The Current Supreme Court
In his most recent book, One Case at a Time, Sunstein is enthusiastic about the current Supreme Court, which he considers minimalist (one favoring his version of judicial restraint, that is). Sunstein claims that six of the current nine Justices--Stephen Breyer, Ruth Bader Ginsburg, Anthony Kennedy, Sandra Day O'Connor, John Paul Stevens and David Souter--are cautious about broad rulings and ambitious pronouncements. Minimalists resist adopting broad theories; they do not see outcomes as reflecting rules or theories laid down in advance; they pay close attention to the particulars of individual cases. Since the qualities that define a minimalist judge are unrelated to substantive outcomes, a liberal, a conservative or anything in between could fill the bill, as Sunstein uses the term.
These six Justices are contrasted most notably with Scalia but also with Chief Justice William Rehnquist and Justice Clarence Thomas, who, Sunstein states, "think it is important for the Court to lay down clear, bright-line rules, producing stability and clarity in the law." Sunstein also contrasts the minimalist majority with prior Courts, contending that the character now "is sharply distinguishable" from that when Earl Warren was Chief Justice. Then, it embraced "theoretically ambitious arguments about equality and liberty."
But it is disputable whether the current Court is a minimalist one. Presidents Reagan and Bush appointed Justices O'Connor, Kennedy and Souter, at least partially, on the assumption that they would help to overrule women's right to abortion, but when presented with the opportunity, they did not. Moreover, in a prominent joint opinion in 1992 they each signed upholding that right (Planned Parenthood of Southeast Pennsylvania v. Casey), they declared a broad conception of legally protected liberty. In majestic terms they wrote: "At the heart of liberty is the right to define one's own concept of existence, of meaning, of the universe, and of the mystery of human life."
In two affirmative action cases decided over the past decade, Justice O'Connor, writing for the majority, invalidated race-based classifications aimed at helping racial minorities. In doing so, she employed a demanding form of judicial review--what lawyers call "strict scrutiny"--that the Court historically used in reviewing race-based classifications adopted by whites to harm racial minorities. In defense of using the same standard in these two diametrically opposed cases, O'Connor announced a broad constitutional rule: Whites who are disadvantaged by other whites in order to assist African-Americans (who have been the victims of past discrimination by whites) are entitled to the same constitutional protection as African-Americans when they allege that whites have discriminated against them. O'Connor's claim that all discrimination based on race is properly subject to the same legal standard is needlessly broad and essentially sounded the death knell to affirmative action programs. In doing so, O'Connor rendered irrelevant to the judicial analysis who is responsible for the discrimination, who is advantaged and disadvantaged by it, and whether the purpose of the discrimination is to aid a minority historically discriminated against.

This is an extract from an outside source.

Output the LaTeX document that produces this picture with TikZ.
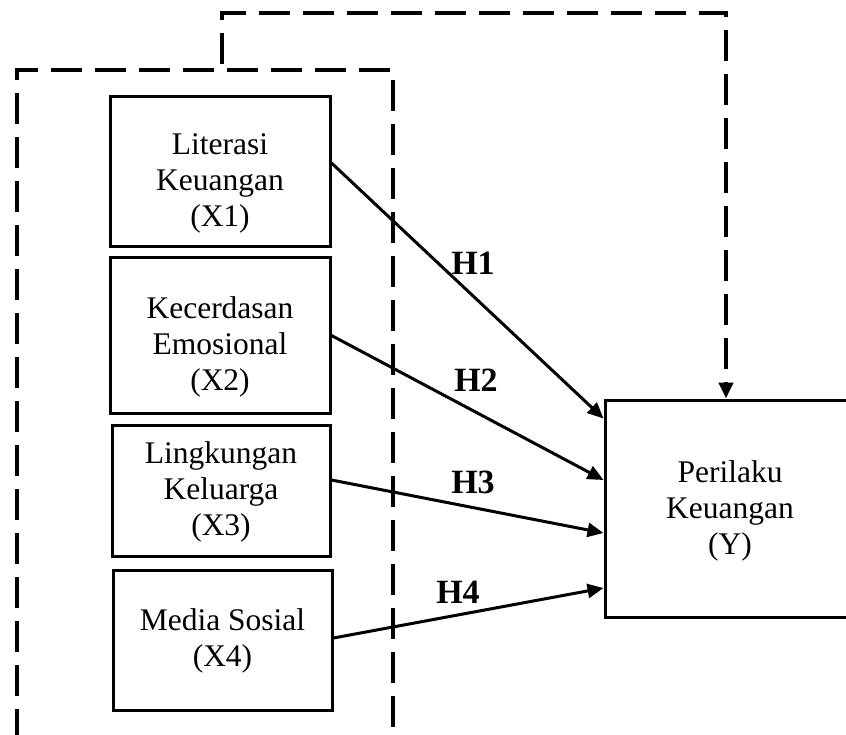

Most recently, O'Connor and Kennedy joined Rehnquist, Scalia and Thomas in three separate opinions that granted states enhanced autonomy from federal control. Justice Kennedy wrote the majority opinion in perhaps the most significant of the three (Alden v. Maine), in which the Court concluded that the states were immune from suit by state workers who claimed violations of federal labor laws. In terms striking in their latitude, Justice Kennedy trumpeted the call for state immunity: The Constitution "'specifically recognizes the States as sovereign entities.'... They are not relegated to the role of mere provinces or political corporations, but retain the dignity, though not the full authority, of sovereignty." Justice Kennedy did not, as a minimalist should, employ incompletely theorized doctrine to immunize the states from federal power. Instead, his legal doctrine is a broadly stated political principle.
If a minimalist recognizes that the "real forum of high principle is politics, not the judiciary," as Sunstein writes, and that "the most fundamental principles are developed democratically, not in courtrooms," he is simply wrong to argue that the current court is quintessentially minimalist.
Although always imaginative and provocative, Sunstein's approaches are much less compelling than those that tend to demarcate the polar positions in legal debates. That may well be because others anchor their positions firmly in political theory and shape them so that they have internal coherence. Sunstein, fleeing the substantive preferences and theoretical postulates of the right and left, embraces a middle that emphasizes pragmatism, the status quo and deference toward the politically accountable branches of government. In so doing he is part of a powerful current that includes not only law professors but judges at all levels--as well as the political leaders who will select the judges who will make the law for the next generation.